Monday, January 8, 2007

Does Income Improve Your Credit Score?

A FICO score ranges from 300 to 850. A higher credit score can lead to lower interest rates and even a new job. A poor credit score can prevent a landlord from renting to you or cause a denial on a credit card application. To get the best score, understand what factors contribute to improving your credit score.

The Score

    FICO uses a specific criteria when calculating your score. According to MyFICO, your credit score has five distinct components: 10 percent is the amount of new credit you've applied for recently, 10 percent is the mix of credit types on your report, 15 percent is the length of your credit history, 30 percent of the score is the amount of debt you currently have and the last 35 percent is the payment history on your credit account.

Significance

    FICO does not include certain factors in the creation of your score. Your income, or how much money you make, is one of these factors. Your score is based on the information in your credit report. Under the Fair Credit Reporting Act, credit bureaus are not allowed to include your income or salary on your credit report. Your report may contain the name of your employer, if your creditor reports that data to the bureau, but not your salary from that employer.
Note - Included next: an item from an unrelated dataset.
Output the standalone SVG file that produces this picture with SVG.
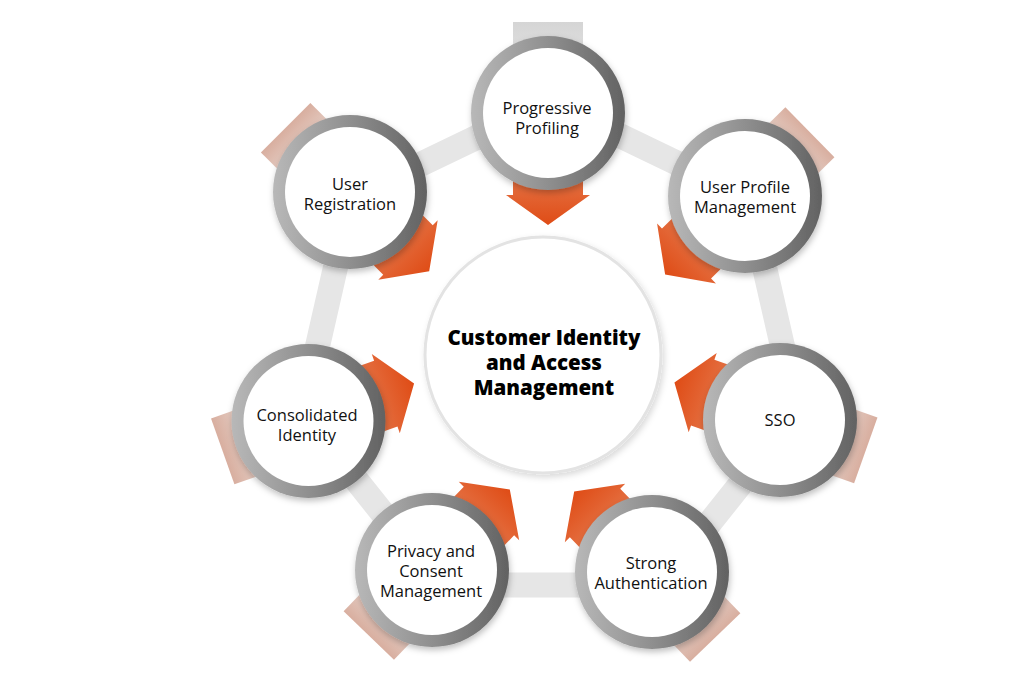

The report also does not include other data that FICO does not consider as predictive of credit risk, such as race, gender or marital status.

Considerations

    Income is not a direct factor in the calculation of a credit score, but a steady source of income can play a role in your ability to pay your bills. Lack of income can lead to missed payments. Even one late payment can damage your FICO score by 60 to 110 points, according to Liz Pulliam Weston at MSN Money. Adequate income can also help you use cash from that income to make purchases instead of running up a large credit card bill. Remember, 30 percent of your score is the amount of debt you have.

Prevention/Solution

    According to MyFICO, one of the ways to improve your score is to avoid being late on your credit payments, since this factor measures 35 percent of your score. MyFICO also suggests limiting the amount of new credit you obtain and only apply for credit when you need it. You should also keep balances low on all of your credit obligations. The more you pay down debt, the more your score will rise, especially if those payments are on time. The more debt on a credit card, the more of a negative impact it can have on your credit score.